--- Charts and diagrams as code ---
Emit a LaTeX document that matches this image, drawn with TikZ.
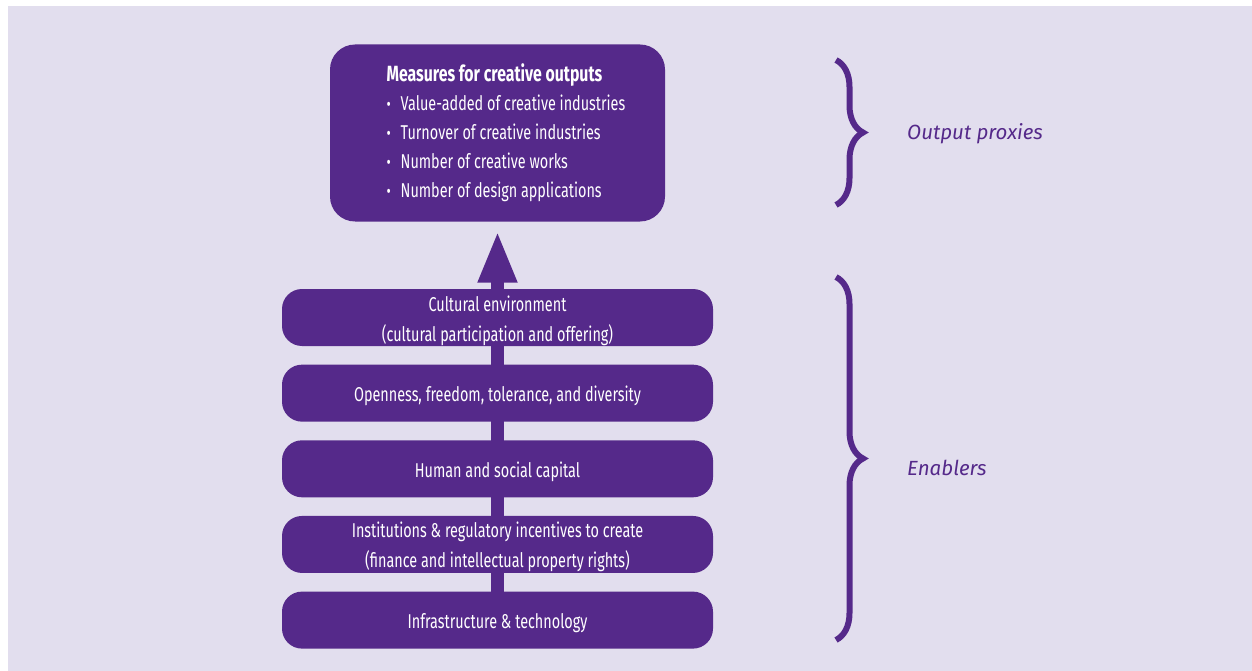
\documentclass[tikz,border=0pt]{standalone}
\usepackage{fontspec}
\setmainfont{Fira Sans}[FakeStretch=0.72]
\newfontfamily\sidefont{Fira Sans}
\usepackage{tikz}
\usetikzlibrary{arrows.meta,positioning,backgrounds,decorations.pathreplacing}
\definecolor{giPurple}{HTML}{55298A}
\definecolor{giLilac}{HTML}{E2DEEE}
% indent of the output list, then the bullet
\newcommand{\outind}{\hspace*{17pt}}
\newcommand{\outbul}{\outind\makebox[14pt][l]{\fontsize{18}{18}\selectfont\textbullet}}

\begin{document}
\begin{tikzpicture}[
  x=1pt, y=-1pt,
  node distance=18.25pt,
  every node/.style={font=\fontsize{20}{30}\selectfont, text=white},
  outbox/.style={fill=giPurple, rounded corners=25pt, minimum width=335pt, minimum height=177pt, align=left, inner sep=0pt, font=\fontsize{20}{29}\selectfont},
  enabler/.style={fill=giPurple, rounded corners=20pt, minimum width=431pt, minimum height=57pt, align=center, inner sep=0pt, text height=21.5pt, text depth=4.5pt},
  enabler2/.style={enabler, text height=51.5pt},
  side/.style={font=\sidefont\itshape\fontsize{20.5}{22}\selectfont, text=giPurple, anchor=west, inner sep=0pt},
  brace/.style={decorate, decoration={brace, amplitude=27pt}, line width=6pt, draw=giPurple},
  arr/.style={line width=13pt, draw=giPurple, -{Triangle[width=36pt, length=52pt]}}
]
\useasboundingbox (0,0) rectangle (1252,671);

% Output box
\node[outbox] (outputs) at (497.5,133) {\outind{\bfseries\fontsize{22}{29}\selectfont Measures for creative outputs}\\
\outbul Value-added of creative industries\\
\outbul Turnover of creative industries\\
\outbul Number of creative works\\
\outbul Number of design applications};

% Enabler stack
\node[enabler2] (culture) at (497.5,317.5) {Cultural environment\\(cultural participation and offering)};
\node[enabler, below=of culture] (openness) {Openness, freedom, tolerance, and diversity};
\node[enabler, below=of openness] (capital) {Human and social capital};
\node[enabler2, below=of capital] (instit) {Institutions \& regulatory incentives to create\\(finance and intellectual property rights)};
\node[enabler, below=of instit] (infra) {Infrastructure \& technology};

% Arrow behind the stack
\coordinate[below=9pt of outputs.south] (arrtip);
\begin{scope}[on background layer]
\fill[white] (0,0) rectangle (1252,671);
\fill[giLilac] (8,6) rectangle (1252,671);
\draw[arr] (infra.center) -- (arrtip);
\end{scope}

% Braces and labels
\coordinate (opTop) at (836,60);
\coordinate (opBot) at (836,205);
\coordinate (enTop) at (836,277);
\coordinate (enBot) at (836,640);
\draw[brace] (opTop) -- (opBot);
\draw[brace] (enTop) -- (enBot);
\node[side] (proxies) at (907,134) {Output proxies};
\node[side] (enablers) at (907,468) {Enablers};
\end{tikzpicture}
\end{document}
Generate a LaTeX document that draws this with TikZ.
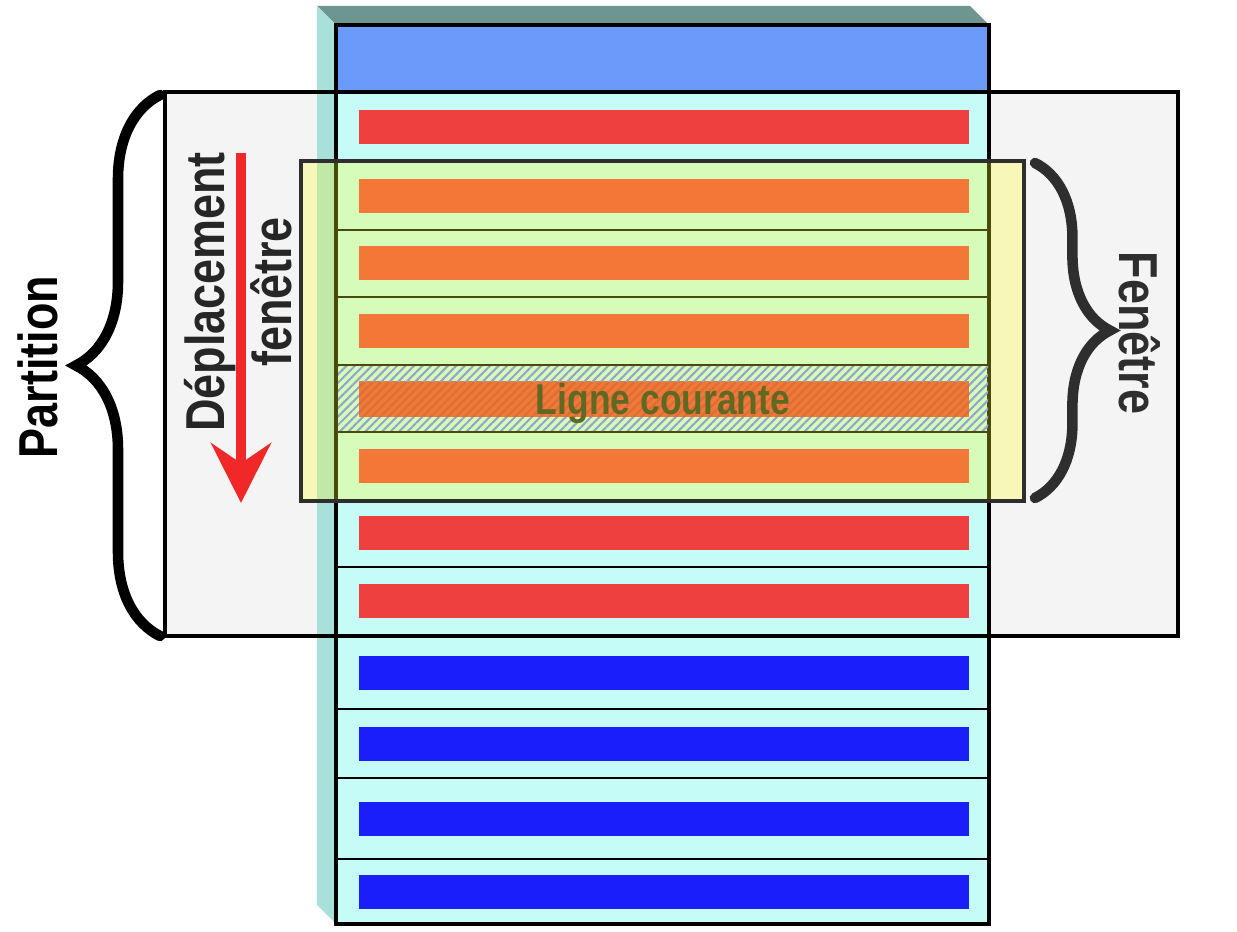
\documentclass[tikz,border=0pt]{standalone}
\usepackage{fontspec}
\setmainfont{Liberation Sans}
\newfontfamily\narrowsf[FakeStretch=0.82]{Liberation Sans}
\usetikzlibrary{arrows.meta,decorations.pathreplacing,patterns.meta}
\definecolor{sidecol}{RGB}{168,224,218}
\definecolor{topcol}{RGB}{110,150,144}
\definecolor{rowcol}{RGB}{198,252,247}
\definecolor{headcol}{RGB}{106,154,250}
\definecolor{redbar}{RGB}{239,64,64}
\definecolor{bluebar}{RGB}{26,30,250}
\definecolor{partcol}{RGB}{244,244,244}
\definecolor{wincol}{RGB}{255,255,36}
\definecolor{winedge}{RGB}{46,46,46}
\definecolor{orangebar}{RGB}{240,120,56}
\definecolor{hatchcol}{RGB}{146,166,200}
\definecolor{curtext}{RGB}{95,105,35}
\definecolor{arrowred}{RGB}{240,40,40}
\begin{document}
\begin{tikzpicture}[x=0.1mm,y=-0.1mm,
  biglabel/.style={font=\narrowsf\bfseries\fontsize{15.6}{19}\selectfont},
  bracket/.style={decorate,line width=3pt,line cap=round,decoration={brace,amplitude=#1}},
  hatching/.style={pattern={Lines[angle=45,distance=1.7pt,line width=0.6pt]},pattern color=#1}]
  \useasboundingbox (0,0) rectangle (1237,932);
  % partition background
  \fill[partcol] (165,92) rectangle (1178,636);
  % 3d faces of the table
  \fill[topcol] (317,6) -- (970,6) -- (989,25) -- (336,25) -- cycle;
  \fill[sidecol] (317,6) -- (336,25) -- (336,924) -- (317,905) -- cycle;
  % rows and bars
  \fill[rowcol] (336,92) rectangle (989,924);
  \foreach \t/\b/\c in {92/162/redbar,162/230/redbar,230/297/redbar,297/365/redbar,
    365/432/redbar,432/500/redbar,500/567/redbar,567/636/redbar,
    636/709/bluebar,709/778/bluebar,778/859/bluebar,859/924/bluebar}{
    \fill[\c] (359,{(\t+\b)/2-17}) rectangle (969,{(\t+\b)/2+17});
    \draw[line width=0.55pt] (336,\b) -- (989,\b);
  }
  \filldraw[fill=headcol,line width=1.1pt] (336,25) rectangle (989,92);
  \draw[line width=1.1pt] (336,25) rectangle (989,924);
  \draw[line width=1.1pt] (165,92) rectangle (1178,636);
  % window
  \draw[winedge,line width=1.2pt,fill=wincol,fill opacity=0.29] (301,161) rectangle (1024,501);
  % current line
  \fill[hatching=hatchcol] (338,367) rectangle (988,431);
  \fill[orangebar] (359,383) rectangle (969,417);
  \fill[hatching=orangebar!92!black] (359,383) rectangle (969,417);
  \node[font=\narrowsf\bfseries\fontsize{12.3}{14}\selectfont,text=curtext,anchor=base] (curline) at (663,415) {Ligne courante};
  % braces and labels
  \draw[bracket=23.9pt] (160,636) -- (160,95);
  \draw[winedge,bracket=21.3pt] (1035,163) -- (1035,498);
  \node[biglabel,rotate=90] (partlbl) at (38,367) {Partition};
  \node[biglabel,rotate=-90,text=winedge] (winlbl) at (1140,333) {Fenêtre};
  \node[biglabel,rotate=90,align=center,text=black!85] (movelbl) at (238,292) {Déplacement\\fenêtre};
  % moving arrow
  \coordinate (movetop) at (241,153);
  \coordinate (movebot) at (241,503);
  \draw[arrowred,line width=2.85pt,-{Stealth[length=17pt,width=17pt,inset=5.7pt]}] (movetop) -- (movebot);
\end{tikzpicture}
\end{document}
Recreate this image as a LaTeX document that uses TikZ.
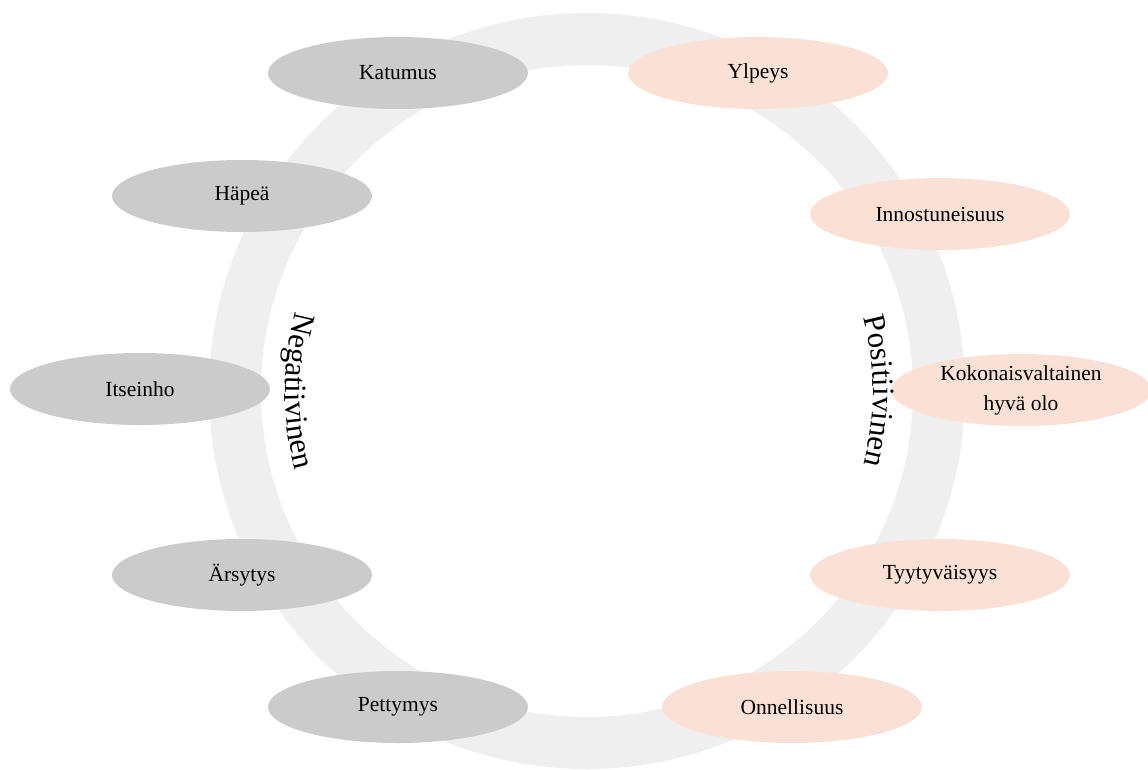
\documentclass[tikz,border=0pt]{standalone}
\usepackage{fontspec}
\setmainfont{Liberation Serif}
\usetikzlibrary{shapes.geometric,decorations.text}
\definecolor{ringgray}{HTML}{EFEFEF}
\definecolor{neggray}{HTML}{CBCBCB}
\definecolor{pospeach}{HTML}{FBE1D5}
\begin{document}
\begin{tikzpicture}[x=1pt, y=1pt,
  feeling/.style={ellipse, minimum width=260pt, minimum height=72pt, inner sep=0pt, align=center, font=\fontsize{21.5}{30}\selectfont},
  negfeel/.style={feeling, fill=neggray},
  posfeel/.style={feeling, fill=pospeach}]
\useasboundingbox (-587,-378) rectangle (561,391);
\draw[ringgray, line width=52pt] (0,0) circle (352);
% negative side
\node[negfeel] (katumus) at (-189,318) {Katumus};
\node[negfeel] (hapea) at (-345,195) {Häpeä};
\node[negfeel] (itseinho) at (-447,2) {Itseinho};
\node[negfeel] (arsytys) at (-345,-184) {Ärsytys};
\node[negfeel] (pettymys) at (-189,-316) {Pettymys};
% positive side
\node[posfeel] (ylpeys) at (171,318) {Ylpeys};
\node[posfeel] (innostus) at (353,177) {Innostuneisuus};
\node[posfeel] (hyvaolo) at (434,1) {Kokonaisvaltainen\\hyvä olo};
\node[posfeel] (tyytyvaisyys) at (353,-184) {Tyytyväisyys};
\node[posfeel] (onnellisuus) at (205,-316) {Onnellisuus};
% curved labels
\path[decorate, decoration={text along path, text align=center, text={|\fontsize{31}{31}\selectfont|Negatiivinen}}] (160:302) arc[start angle=160, end angle=200, radius=302];
\path[decorate, decoration={text along path, text align=center, text={|\fontsize{31}{31}\selectfont|Positiivinen}}] (20:286) arc[start angle=20, end angle=-20, radius=286];
\end{tikzpicture}
\end{document}
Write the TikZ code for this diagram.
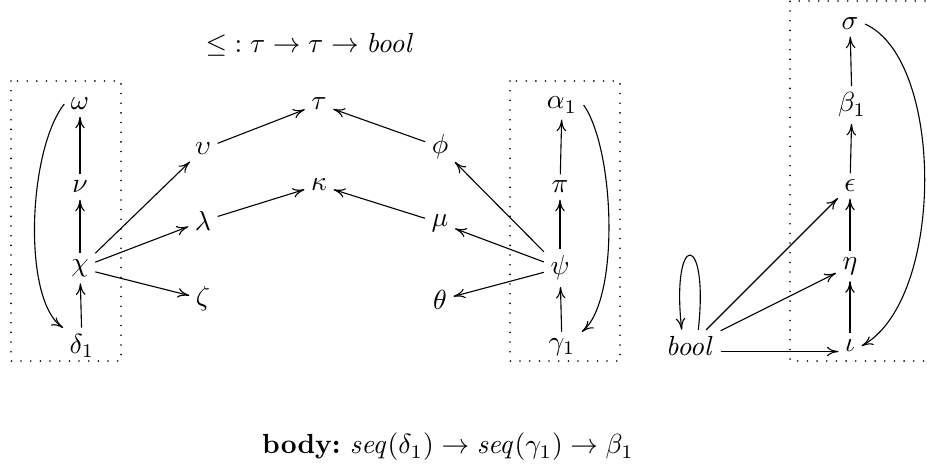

--- Task objective ---
Locate "Recreate this image" in the entries above. Copy, exactly and only, the lines from that line to the end, leaving out the pictures.

--- Answer to the problem ---
Recreate this image as a LaTeX document that uses TikZ.
\documentclass[tikz,border=0pt]{standalone}
\usepackage{fontspec}
\setmainfont{Liberation Serif}
\usetikzlibrary{shapes.geometric,decorations.text}
\definecolor{ringgray}{HTML}{EFEFEF}
\definecolor{neggray}{HTML}{CBCBCB}
\definecolor{pospeach}{HTML}{FBE1D5}
\begin{document}
\begin{tikzpicture}[x=1pt, y=1pt,
  feeling/.style={ellipse, minimum width=260pt, minimum height=72pt, inner sep=0pt, align=center, font=\fontsize{21.5}{30}\selectfont},
  negfeel/.style={feeling, fill=neggray},
  posfeel/.style={feeling, fill=pospeach}]
\useasboundingbox (-587,-378) rectangle (561,391);
\draw[ringgray, line width=52pt] (0,0) circle (352);
% negative side
\node[negfeel] (katumus) at (-189,318) {Katumus};
\node[negfeel] (hapea) at (-345,195) {Häpeä};
\node[negfeel] (itseinho) at (-447,2) {Itseinho};
\node[negfeel] (arsytys) at (-345,-184) {Ärsytys};
\node[negfeel] (pettymys) at (-189,-316) {Pettymys};
% positive side
\node[posfeel] (ylpeys) at (171,318) {Ylpeys};
\node[posfeel] (innostus) at (353,177) {Innostuneisuus};
\node[posfeel] (hyvaolo) at (434,1) {Kokonaisvaltainen\\hyvä olo};
\node[posfeel] (tyytyvaisyys) at (353,-184) {Tyytyväisyys};
\node[posfeel] (onnellisuus) at (205,-316) {Onnellisuus};
% curved labels
\path[decorate, decoration={text along path, text align=center, text={|\fontsize{31}{31}\selectfont|Negatiivinen}}] (160:302) arc[start angle=160, end angle=200, radius=302];
\path[decorate, decoration={text along path, text align=center, text={|\fontsize{31}{31}\selectfont|Positiivinen}}] (20:286) arc[start angle=20, end angle=-20, radius=286];
\end{tikzpicture}
\end{document}
Write the TikZ code for this diagram.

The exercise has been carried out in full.